The latter is based on official, international coding systems, known as the International Classification of Diseases for Oncology (ICD-O) for topography and morphology, and TNM classification of Malignant Tumours as well as classifications for acute and chronic side effects. This type of dictionaries requires the integration of existing documents which first are hierarchically decomposed to be presented in a uniform way to the user, in alignment with real patient data models. Full length definitions and descriptions are of vital importance in this speciality where the coding and classification work often is a matter of teamwork and comparison.
Because of these specific problems, the team from the Institute of Medical Informatics felt attracted to the huge potential of information structuring, offered by the new Extensible Markup Language (XML). Right now, XML is already being used for the transmission of hierarchically structured patient records via the Internet. Yet, there remain a few difficult hurdles to take. In this regard, the team is confronted with a large number of regional variants in the terminology, whereas the official acceptance of new terms is lagging behind because of the slow reviewing and publication process. A somewhat different problem constitutes the great amount of descriptive and definition text, in turn referring to other codes and items.
The multiple references make it almost necessary to introduce elements such as store formatting data. In addition, there are to date no standards for the streamlining of XML-based patient records, such as the specific semantic of a medical domain. This equally involves that different user systems have to be able to retrieve and interpret data from multiple sources. As a result, the team has designed a three-tier framework, consisting of a reference model of tumour disease documentation; a dictionary of data items; and a library of documents and document components.
The reference model in fact forms a collection of information objects, such as patient, history, tumour, therapy, ... The dictionary entries constitute items, codes, relationships, definitions, and descriptive text fragments. The library of documents and document components relates to entry forms or texts with standards, which are similar to data items but on a larger scale. The team has decided to apply XML to this three-tier framework because of the flexible way in which the information is being serialised. Because of validity checks, the researchers have selected a mixed type of document type definition (DTD) which is expressive towards the reference model but much more flexible as far as the items, related to its objects, are concerned.

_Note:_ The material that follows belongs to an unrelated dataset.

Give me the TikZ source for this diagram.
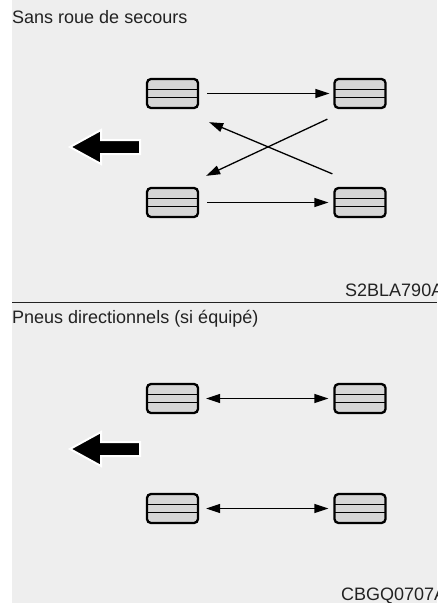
\documentclass[tikz,border=0pt]{standalone}
\usepackage{fontspec}
\setmainfont{Liberation Sans}
\usetikzlibrary{arrows.meta,calc}
\definecolor{bg}{HTML}{EEEEEE}
\definecolor{boxfill}{HTML}{D6D6D6}
\definecolor{txt}{HTML}{222222}
\begin{document}
\begin{tikzpicture}[x=1pt,y=-1pt,
  tire/.style={draw=black, line width=2.3pt, rounded corners=4pt, fill=boxfill,
    minimum width=51pt, minimum height=29pt, inner sep=0pt,
    path picture={
      \draw[line width=1.4pt]
        ($(path picture bounding box.north west)!0.37!(path picture bounding box.south west)$) --
        ($(path picture bounding box.north east)!0.37!(path picture bounding box.south east)$);
      \draw[line width=1.4pt]
        ($(path picture bounding box.north west)!0.63!(path picture bounding box.south west)$) --
        ($(path picture bounding box.north east)!0.63!(path picture bounding box.south east)$);
    }},
  conn/.style={line width=1.3pt, -{Triangle[length=14pt,width=9pt]}},
  dconn/.style={line width=1.3pt, {Triangle[length=14pt,width=9pt]}-{Triangle[length=14pt,width=9pt]}},
  lbl/.style={font=\fontsize{18}{20}\selectfont, text=txt, anchor=base west, inner sep=0pt},
  bigarrow/.style={fill=black, draw=white, line width=2pt, line join=miter}
]
\useasboundingbox (0,0) rectangle (437,603);
\fill[white] (0,0) rectangle (437,603);
\fill[bg] (12,0) rectangle (437,603);

% ---------- top section ----------
\node[lbl] (t1) at (12,23) {Sans roue de secours};
\node[tire] (tl) at (172.5,93.5) {};
\node[tire] (tr) at (360,93.5) {};
\node[tire] (bl) at (172.5,202.5) {};
\node[tire] (br) at (360,202.5) {};
\draw[conn] ([xshift=8pt]tl.east) -- ([xshift=-4pt]tr.west);
\draw[conn] ([xshift=8pt]bl.east) -- ([xshift=-5pt]br.west);
\draw[conn] ($(br.north west)+(-1,-13)$) -- ($(tl.south east)+(10,13)$);
\draw[conn] ($(tr.south west)+(-6,10)$) -- ($(bl.north east)+(7,-11)$);
\draw[bigarrow] (70,147) -- (101,130) -- (101,140) -- (140,140) -- (140,154) -- (101,154) -- (101,164) -- cycle;
\node[lbl] (c1) at (345,296) {S2BLA790A};

\coordinate (sepL) at (12,302);
\coordinate (sepR) at (437,302);
\draw[line width=1pt, draw=txt] (sepL) -- (sepR);

% ---------- bottom section ----------
\node[lbl] (t2) at (12,323) {Pneus directionnels (si équipé)};
\node[tire] (dtl) at (172.5,398.5) {};
\node[tire] (dtr) at (360,398.5) {};
\node[tire] (dbl) at (172.5,508.5) {};
\node[tire] (dbr) at (360,508.5) {};
\draw[dconn] ([xshift=7pt]dtl.east) -- ([xshift=-5pt]dtr.west);
\draw[dconn] ([xshift=7pt]dbl.east) -- ([xshift=-5pt]dbr.west);
\draw[bigarrow] (70,449) -- (101,432) -- (101,442) -- (140,442) -- (140,456) -- (101,456) -- (101,466) -- cycle;
\node[lbl] (c2) at (341,600) {CBGQ0707A};
\end{tikzpicture}
\end{document}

Although not fully installed to this point yet, the XML-based framework has been served already as implicit domain information model for the definition of a communication standard for oncology based on a tagged data exchange format, applied by general practitioners in Germany. This format is called "BehandlungsDatenTräger" (BDT) and is similar to XML. In addition, a prototype for one organ from the "Organspezifische Tumordokumentation" has been designed. The documentation for the patient's clinical starting position in a medical trial thus can be performed by means of an XML-based browser page. The patient data can be consulted in XML afterwards.